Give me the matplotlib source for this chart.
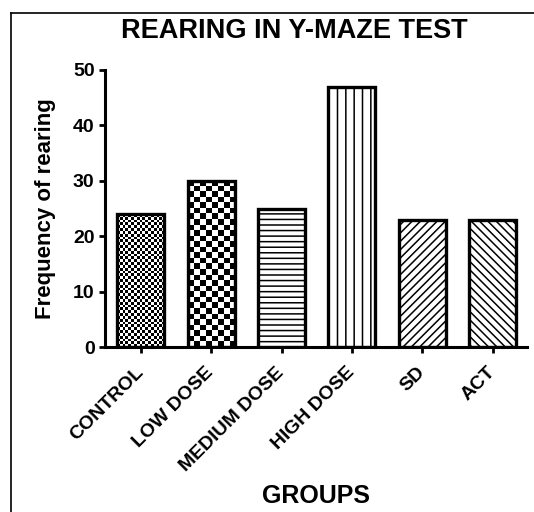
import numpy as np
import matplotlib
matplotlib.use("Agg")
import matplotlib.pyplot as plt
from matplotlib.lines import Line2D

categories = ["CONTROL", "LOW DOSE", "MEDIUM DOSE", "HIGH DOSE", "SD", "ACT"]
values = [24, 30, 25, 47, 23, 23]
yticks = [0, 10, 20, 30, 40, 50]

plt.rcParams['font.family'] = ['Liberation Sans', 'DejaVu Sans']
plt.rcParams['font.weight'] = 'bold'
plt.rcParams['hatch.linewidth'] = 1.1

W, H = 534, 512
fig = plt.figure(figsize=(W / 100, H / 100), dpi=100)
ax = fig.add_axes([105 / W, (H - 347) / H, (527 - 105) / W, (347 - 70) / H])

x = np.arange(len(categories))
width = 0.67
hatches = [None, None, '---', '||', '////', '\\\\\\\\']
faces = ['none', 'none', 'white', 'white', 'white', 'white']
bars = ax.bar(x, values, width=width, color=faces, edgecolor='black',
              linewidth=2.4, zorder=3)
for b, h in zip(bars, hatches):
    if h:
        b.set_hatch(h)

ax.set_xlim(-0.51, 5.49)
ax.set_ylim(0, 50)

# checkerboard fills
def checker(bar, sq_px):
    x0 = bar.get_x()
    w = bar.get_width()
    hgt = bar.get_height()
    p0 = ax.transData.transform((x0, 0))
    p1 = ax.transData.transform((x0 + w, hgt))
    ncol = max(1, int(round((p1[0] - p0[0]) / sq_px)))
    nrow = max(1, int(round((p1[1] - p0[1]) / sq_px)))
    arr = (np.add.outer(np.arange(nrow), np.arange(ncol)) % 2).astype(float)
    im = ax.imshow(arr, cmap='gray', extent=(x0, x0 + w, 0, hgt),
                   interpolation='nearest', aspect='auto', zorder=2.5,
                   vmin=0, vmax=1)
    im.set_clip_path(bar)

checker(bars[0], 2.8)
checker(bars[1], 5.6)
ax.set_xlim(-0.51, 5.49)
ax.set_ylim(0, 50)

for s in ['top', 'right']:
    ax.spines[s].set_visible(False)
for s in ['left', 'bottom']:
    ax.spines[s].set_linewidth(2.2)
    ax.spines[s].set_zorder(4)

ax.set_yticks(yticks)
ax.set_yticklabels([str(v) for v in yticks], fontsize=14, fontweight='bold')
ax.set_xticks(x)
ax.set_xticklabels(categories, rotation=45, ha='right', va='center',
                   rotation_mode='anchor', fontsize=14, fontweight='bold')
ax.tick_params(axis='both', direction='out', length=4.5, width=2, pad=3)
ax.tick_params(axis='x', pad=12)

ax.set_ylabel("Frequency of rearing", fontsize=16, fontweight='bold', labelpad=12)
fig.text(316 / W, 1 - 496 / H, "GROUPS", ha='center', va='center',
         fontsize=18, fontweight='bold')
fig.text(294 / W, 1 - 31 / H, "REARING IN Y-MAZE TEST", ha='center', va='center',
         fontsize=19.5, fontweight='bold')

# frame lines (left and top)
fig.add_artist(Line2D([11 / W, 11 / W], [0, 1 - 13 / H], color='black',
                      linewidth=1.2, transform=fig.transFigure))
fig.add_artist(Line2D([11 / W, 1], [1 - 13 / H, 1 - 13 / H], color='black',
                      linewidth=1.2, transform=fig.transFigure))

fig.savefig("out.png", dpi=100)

WRITTEN PROBLEM: The lines from the top of the data above through the one holding "ax.spines[s].set_zorder(4)" are to be repeated exactly, and only those, with no pictures.

RESULT FOR THIS TASK:
Give me the matplotlib source for this chart.
import numpy as np
import matplotlib
matplotlib.use("Agg")
import matplotlib.pyplot as plt
from matplotlib.lines import Line2D

categories = ["CONTROL", "LOW DOSE", "MEDIUM DOSE", "HIGH DOSE", "SD", "ACT"]
values = [24, 30, 25, 47, 23, 23]
yticks = [0, 10, 20, 30, 40, 50]

plt.rcParams['font.family'] = ['Liberation Sans', 'DejaVu Sans']
plt.rcParams['font.weight'] = 'bold'
plt.rcParams['hatch.linewidth'] = 1.1

W, H = 534, 512
fig = plt.figure(figsize=(W / 100, H / 100), dpi=100)
ax = fig.add_axes([105 / W, (H - 347) / H, (527 - 105) / W, (347 - 70) / H])

x = np.arange(len(categories))
width = 0.67
hatches = [None, None, '---', '||', '////', '\\\\\\\\']
faces = ['none', 'none', 'white', 'white', 'white', 'white']
bars = ax.bar(x, values, width=width, color=faces, edgecolor='black',
              linewidth=2.4, zorder=3)
for b, h in zip(bars, hatches):
    if h:
        b.set_hatch(h)

ax.set_xlim(-0.51, 5.49)
ax.set_ylim(0, 50)

# checkerboard fills
def checker(bar, sq_px):
    x0 = bar.get_x()
    w = bar.get_width()
    hgt = bar.get_height()
    p0 = ax.transData.transform((x0, 0))
    p1 = ax.transData.transform((x0 + w, hgt))
    ncol = max(1, int(round((p1[0] - p0[0]) / sq_px)))
    nrow = max(1, int(round((p1[1] - p0[1]) / sq_px)))
    arr = (np.add.outer(np.arange(nrow), np.arange(ncol)) % 2).astype(float)
    im = ax.imshow(arr, cmap='gray', extent=(x0, x0 + w, 0, hgt),
                   interpolation='nearest', aspect='auto', zorder=2.5,
                   vmin=0, vmax=1)
    im.set_clip_path(bar)

checker(bars[0], 2.8)
checker(bars[1], 5.6)
ax.set_xlim(-0.51, 5.49)
ax.set_ylim(0, 50)

for s in ['top', 'right']:
    ax.spines[s].set_visible(False)
for s in ['left', 'bottom']:
    ax.spines[s].set_linewidth(2.2)
    ax.spines[s].set_zorder(4)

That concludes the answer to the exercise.